_RECORDED INFORMATION_

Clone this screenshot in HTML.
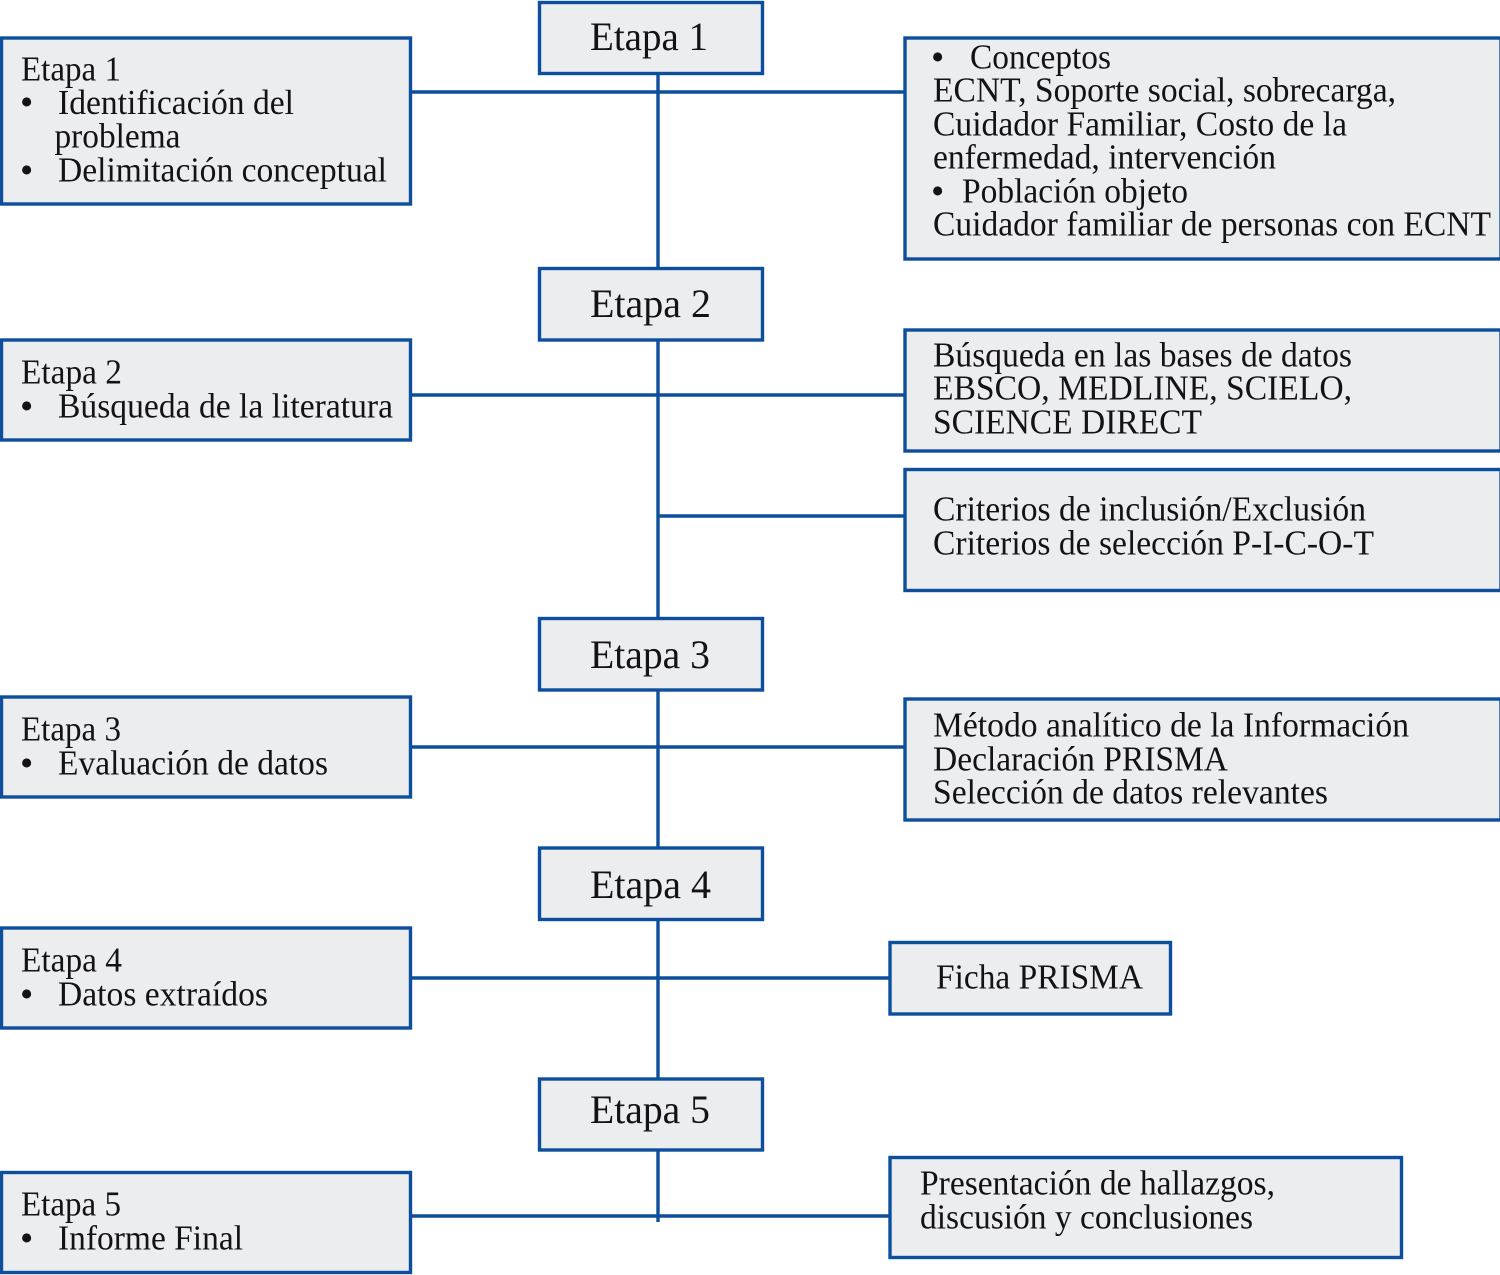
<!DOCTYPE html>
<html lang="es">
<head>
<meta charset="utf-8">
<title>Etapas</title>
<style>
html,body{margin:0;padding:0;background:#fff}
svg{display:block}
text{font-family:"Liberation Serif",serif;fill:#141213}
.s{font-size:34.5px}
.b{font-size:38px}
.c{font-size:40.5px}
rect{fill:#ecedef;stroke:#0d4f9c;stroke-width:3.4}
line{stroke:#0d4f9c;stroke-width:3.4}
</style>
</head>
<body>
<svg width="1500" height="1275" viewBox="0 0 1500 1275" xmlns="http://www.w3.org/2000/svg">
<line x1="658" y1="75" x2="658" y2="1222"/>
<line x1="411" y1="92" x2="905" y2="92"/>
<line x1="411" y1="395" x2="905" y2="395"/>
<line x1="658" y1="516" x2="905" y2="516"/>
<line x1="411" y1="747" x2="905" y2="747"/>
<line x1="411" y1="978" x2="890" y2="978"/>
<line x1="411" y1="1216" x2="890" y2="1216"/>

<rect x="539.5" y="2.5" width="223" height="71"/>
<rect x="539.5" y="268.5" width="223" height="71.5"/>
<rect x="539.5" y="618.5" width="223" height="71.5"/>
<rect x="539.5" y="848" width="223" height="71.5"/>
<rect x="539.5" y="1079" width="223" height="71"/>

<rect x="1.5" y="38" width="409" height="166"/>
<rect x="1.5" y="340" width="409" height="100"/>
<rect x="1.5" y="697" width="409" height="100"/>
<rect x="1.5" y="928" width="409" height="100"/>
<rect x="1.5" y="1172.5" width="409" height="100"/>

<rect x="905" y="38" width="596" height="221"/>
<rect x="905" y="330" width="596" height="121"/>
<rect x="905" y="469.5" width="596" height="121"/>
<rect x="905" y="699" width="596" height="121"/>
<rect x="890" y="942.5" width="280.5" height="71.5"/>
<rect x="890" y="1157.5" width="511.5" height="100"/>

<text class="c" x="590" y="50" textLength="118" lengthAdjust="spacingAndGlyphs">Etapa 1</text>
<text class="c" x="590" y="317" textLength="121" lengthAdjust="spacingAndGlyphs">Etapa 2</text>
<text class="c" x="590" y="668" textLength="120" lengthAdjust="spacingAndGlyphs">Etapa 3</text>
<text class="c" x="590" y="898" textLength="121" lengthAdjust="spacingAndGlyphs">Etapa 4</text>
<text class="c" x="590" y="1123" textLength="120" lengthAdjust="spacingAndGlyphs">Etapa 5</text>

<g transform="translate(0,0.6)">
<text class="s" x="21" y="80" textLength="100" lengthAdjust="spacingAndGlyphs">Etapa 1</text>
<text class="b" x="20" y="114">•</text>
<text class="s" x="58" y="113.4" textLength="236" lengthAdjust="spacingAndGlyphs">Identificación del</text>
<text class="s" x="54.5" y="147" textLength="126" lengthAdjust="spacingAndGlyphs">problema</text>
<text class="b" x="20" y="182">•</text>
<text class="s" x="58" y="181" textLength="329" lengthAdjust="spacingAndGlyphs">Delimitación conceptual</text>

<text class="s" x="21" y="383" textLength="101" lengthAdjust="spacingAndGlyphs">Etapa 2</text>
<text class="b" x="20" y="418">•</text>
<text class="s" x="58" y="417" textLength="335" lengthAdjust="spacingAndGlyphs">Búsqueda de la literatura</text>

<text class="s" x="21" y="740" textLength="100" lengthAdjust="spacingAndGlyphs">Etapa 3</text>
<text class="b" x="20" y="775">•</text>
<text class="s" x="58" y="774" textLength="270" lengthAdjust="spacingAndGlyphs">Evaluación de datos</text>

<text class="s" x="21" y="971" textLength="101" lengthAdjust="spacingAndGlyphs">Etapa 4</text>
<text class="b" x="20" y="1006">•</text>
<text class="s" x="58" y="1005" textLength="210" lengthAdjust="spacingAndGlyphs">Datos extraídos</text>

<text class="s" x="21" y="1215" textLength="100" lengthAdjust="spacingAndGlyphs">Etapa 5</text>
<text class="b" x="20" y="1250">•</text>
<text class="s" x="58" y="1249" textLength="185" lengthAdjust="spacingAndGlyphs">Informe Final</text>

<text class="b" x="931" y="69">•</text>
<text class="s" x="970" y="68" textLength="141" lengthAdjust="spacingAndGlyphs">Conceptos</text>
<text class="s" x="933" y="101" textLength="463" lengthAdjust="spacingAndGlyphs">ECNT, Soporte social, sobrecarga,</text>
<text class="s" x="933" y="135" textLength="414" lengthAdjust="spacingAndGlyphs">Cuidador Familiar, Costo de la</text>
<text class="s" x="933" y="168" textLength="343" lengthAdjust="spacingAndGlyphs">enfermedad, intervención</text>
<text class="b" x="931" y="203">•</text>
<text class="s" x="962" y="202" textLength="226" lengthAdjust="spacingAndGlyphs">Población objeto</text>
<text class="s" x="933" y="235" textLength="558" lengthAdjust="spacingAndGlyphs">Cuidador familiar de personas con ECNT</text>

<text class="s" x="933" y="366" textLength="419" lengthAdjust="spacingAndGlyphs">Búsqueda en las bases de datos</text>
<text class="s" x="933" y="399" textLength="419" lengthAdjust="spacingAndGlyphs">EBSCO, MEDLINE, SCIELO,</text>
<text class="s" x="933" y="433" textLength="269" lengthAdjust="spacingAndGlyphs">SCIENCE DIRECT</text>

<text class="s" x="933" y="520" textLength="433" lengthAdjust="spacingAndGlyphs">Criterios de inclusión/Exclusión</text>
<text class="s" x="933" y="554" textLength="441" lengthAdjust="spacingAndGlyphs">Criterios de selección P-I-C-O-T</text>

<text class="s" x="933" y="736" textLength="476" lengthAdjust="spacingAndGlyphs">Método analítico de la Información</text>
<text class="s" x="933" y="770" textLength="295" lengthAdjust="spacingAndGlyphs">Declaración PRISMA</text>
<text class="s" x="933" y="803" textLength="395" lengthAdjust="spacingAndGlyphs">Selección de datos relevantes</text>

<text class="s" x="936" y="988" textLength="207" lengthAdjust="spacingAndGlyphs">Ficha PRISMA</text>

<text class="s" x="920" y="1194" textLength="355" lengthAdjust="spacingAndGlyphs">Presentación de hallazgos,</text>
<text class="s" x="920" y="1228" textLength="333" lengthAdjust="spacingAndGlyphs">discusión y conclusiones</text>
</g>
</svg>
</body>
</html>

==

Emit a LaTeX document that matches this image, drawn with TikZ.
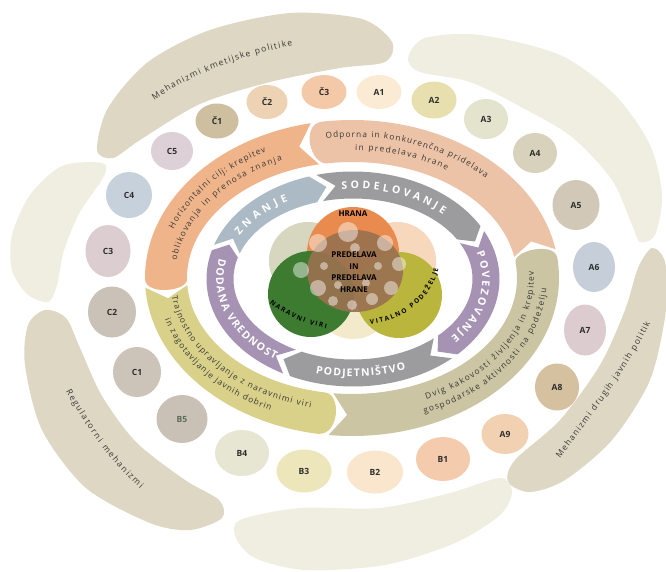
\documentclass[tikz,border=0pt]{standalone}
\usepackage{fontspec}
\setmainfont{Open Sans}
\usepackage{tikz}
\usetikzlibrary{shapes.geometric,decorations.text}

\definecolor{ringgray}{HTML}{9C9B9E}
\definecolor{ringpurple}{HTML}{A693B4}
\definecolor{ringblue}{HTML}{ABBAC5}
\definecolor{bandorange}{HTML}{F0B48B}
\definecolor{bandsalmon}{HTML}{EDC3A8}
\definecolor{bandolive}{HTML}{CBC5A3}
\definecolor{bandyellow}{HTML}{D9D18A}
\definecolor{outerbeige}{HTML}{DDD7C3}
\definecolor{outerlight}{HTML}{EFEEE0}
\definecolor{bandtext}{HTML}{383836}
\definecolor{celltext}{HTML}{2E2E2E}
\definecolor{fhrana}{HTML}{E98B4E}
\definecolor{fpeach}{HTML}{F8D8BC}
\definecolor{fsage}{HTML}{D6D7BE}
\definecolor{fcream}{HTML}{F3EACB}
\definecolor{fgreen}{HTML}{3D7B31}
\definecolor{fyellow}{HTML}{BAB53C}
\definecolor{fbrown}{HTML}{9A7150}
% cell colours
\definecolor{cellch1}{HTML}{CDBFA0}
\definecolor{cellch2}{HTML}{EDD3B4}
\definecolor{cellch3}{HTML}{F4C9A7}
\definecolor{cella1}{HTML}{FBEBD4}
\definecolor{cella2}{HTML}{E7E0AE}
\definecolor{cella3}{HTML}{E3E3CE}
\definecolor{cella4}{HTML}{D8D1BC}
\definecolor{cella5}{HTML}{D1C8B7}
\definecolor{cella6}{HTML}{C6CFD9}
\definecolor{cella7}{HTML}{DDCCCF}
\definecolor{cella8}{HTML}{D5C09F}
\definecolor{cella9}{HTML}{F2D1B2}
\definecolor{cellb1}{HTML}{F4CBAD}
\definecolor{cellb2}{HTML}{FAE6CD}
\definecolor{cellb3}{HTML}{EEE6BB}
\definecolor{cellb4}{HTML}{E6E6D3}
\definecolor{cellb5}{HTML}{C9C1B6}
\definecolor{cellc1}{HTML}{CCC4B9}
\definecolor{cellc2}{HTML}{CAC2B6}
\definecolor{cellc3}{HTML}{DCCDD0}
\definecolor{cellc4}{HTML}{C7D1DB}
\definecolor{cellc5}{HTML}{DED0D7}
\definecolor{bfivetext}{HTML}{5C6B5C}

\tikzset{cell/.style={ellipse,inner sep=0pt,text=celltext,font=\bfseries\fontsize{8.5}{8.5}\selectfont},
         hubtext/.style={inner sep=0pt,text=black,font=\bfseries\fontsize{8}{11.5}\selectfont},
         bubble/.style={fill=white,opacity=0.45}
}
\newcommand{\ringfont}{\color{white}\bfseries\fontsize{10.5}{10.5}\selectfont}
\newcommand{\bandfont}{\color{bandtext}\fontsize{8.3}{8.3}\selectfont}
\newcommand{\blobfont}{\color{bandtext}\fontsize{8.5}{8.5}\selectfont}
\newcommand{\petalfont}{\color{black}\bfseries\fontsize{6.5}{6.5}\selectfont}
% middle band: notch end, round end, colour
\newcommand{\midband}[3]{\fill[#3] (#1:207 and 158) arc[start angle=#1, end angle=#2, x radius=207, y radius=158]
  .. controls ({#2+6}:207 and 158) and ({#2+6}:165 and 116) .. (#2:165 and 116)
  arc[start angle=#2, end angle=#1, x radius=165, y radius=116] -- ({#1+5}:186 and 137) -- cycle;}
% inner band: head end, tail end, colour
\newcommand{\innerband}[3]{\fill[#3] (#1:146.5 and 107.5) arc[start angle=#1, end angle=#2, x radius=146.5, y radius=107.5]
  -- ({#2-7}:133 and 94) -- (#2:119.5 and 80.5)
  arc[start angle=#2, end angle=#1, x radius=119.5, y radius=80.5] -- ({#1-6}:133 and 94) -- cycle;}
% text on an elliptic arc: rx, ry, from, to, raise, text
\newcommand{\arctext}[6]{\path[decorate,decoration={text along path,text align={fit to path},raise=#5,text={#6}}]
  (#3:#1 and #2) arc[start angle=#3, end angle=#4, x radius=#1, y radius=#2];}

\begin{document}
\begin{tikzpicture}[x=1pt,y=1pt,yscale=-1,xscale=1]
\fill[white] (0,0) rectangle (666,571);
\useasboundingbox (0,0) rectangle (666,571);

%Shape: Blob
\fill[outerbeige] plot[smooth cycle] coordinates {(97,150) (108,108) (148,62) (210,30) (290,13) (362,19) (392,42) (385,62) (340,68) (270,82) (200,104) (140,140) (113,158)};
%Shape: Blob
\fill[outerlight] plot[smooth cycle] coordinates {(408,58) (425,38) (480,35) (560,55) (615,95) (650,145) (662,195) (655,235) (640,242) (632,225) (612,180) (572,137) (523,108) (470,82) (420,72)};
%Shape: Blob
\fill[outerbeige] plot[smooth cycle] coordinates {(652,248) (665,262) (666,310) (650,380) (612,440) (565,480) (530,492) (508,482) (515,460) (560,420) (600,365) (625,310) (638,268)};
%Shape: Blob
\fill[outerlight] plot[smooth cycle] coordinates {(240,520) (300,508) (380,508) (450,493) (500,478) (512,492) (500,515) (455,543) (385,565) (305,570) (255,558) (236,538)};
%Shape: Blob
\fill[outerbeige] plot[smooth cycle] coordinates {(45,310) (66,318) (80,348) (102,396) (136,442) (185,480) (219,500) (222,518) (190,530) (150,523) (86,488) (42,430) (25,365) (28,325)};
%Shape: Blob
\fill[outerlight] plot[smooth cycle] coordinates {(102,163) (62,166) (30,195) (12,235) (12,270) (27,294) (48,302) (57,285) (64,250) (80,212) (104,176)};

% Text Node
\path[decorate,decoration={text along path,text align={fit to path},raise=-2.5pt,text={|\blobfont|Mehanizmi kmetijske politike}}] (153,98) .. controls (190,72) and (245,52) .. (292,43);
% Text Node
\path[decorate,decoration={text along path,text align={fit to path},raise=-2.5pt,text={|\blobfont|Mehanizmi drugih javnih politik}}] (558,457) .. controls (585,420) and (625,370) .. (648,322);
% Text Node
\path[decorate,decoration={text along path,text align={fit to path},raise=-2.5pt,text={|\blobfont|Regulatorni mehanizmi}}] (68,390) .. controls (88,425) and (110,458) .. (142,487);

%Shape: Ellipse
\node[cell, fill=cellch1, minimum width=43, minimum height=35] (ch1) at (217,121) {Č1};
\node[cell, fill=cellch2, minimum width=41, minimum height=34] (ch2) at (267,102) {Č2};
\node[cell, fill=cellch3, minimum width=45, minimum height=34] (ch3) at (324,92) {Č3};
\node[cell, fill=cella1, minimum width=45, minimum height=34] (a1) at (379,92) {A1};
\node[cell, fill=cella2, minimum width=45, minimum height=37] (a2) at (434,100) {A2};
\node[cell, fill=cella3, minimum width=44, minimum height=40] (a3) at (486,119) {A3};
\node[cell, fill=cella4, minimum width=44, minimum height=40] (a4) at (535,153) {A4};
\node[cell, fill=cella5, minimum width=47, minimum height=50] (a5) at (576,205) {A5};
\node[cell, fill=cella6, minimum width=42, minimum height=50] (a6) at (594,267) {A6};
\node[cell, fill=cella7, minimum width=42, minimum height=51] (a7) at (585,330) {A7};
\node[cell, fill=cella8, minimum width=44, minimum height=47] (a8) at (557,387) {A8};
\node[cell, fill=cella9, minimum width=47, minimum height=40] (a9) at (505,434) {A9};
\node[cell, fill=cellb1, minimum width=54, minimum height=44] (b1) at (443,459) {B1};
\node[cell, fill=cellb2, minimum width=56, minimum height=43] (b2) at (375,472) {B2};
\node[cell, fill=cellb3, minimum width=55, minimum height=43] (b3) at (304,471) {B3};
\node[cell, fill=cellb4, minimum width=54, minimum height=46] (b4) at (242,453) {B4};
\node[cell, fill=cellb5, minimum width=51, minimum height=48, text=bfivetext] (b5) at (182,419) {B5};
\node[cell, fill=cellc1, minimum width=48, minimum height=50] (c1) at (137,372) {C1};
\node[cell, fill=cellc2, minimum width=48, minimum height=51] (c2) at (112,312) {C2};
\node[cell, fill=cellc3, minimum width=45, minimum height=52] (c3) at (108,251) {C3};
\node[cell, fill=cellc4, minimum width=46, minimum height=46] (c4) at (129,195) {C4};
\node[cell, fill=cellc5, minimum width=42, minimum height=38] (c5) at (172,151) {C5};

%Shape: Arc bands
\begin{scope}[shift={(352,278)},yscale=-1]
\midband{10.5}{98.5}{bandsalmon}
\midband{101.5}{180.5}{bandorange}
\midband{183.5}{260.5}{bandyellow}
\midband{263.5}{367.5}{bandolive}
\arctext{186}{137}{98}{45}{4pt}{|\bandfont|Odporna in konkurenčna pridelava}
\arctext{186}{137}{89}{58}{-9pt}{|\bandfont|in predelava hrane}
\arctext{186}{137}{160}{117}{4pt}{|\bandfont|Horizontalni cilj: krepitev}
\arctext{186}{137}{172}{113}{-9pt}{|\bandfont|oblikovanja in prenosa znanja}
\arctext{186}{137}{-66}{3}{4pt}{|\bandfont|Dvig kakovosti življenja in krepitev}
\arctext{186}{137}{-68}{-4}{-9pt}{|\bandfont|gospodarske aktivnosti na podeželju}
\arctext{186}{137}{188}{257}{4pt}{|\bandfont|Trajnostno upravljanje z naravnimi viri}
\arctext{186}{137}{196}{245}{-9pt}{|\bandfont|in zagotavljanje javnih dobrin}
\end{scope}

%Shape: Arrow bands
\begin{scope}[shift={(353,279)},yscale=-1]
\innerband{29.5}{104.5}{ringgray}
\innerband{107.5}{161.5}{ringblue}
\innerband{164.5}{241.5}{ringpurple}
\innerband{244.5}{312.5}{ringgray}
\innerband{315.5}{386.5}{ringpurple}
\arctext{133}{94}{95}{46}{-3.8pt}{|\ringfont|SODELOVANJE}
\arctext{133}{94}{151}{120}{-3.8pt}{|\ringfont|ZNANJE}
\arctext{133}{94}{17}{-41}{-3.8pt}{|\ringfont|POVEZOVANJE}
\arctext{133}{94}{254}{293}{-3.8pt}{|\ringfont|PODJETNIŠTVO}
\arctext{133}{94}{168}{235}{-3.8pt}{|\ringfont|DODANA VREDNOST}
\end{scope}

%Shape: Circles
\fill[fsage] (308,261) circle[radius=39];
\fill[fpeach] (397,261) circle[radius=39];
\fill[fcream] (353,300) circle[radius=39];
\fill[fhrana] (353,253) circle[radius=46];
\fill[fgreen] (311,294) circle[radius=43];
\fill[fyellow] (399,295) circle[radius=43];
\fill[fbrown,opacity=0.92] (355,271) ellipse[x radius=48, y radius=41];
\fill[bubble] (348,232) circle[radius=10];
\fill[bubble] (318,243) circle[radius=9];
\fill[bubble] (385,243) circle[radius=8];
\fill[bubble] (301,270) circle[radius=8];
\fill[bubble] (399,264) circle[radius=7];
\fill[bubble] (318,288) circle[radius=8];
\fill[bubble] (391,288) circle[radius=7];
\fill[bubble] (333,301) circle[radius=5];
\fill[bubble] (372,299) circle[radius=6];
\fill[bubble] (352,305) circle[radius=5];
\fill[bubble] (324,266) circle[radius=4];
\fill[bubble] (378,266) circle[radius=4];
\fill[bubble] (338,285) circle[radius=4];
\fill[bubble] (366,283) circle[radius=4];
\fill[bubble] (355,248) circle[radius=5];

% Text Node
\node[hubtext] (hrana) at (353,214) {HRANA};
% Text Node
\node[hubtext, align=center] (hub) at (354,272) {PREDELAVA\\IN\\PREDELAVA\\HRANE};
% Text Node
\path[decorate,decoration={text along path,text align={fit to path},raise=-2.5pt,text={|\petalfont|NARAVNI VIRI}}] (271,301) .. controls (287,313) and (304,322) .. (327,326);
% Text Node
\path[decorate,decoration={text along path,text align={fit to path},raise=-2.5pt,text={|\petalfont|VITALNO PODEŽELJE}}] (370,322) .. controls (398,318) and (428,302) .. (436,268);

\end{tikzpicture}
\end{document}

_THE PROBLEM_
Copy out all lines above that include the string "this".

_ANSWER TO THE PROBLEM_
Clone this screenshot in HTML.
Emit a LaTeX document that matches this image, drawn with TikZ.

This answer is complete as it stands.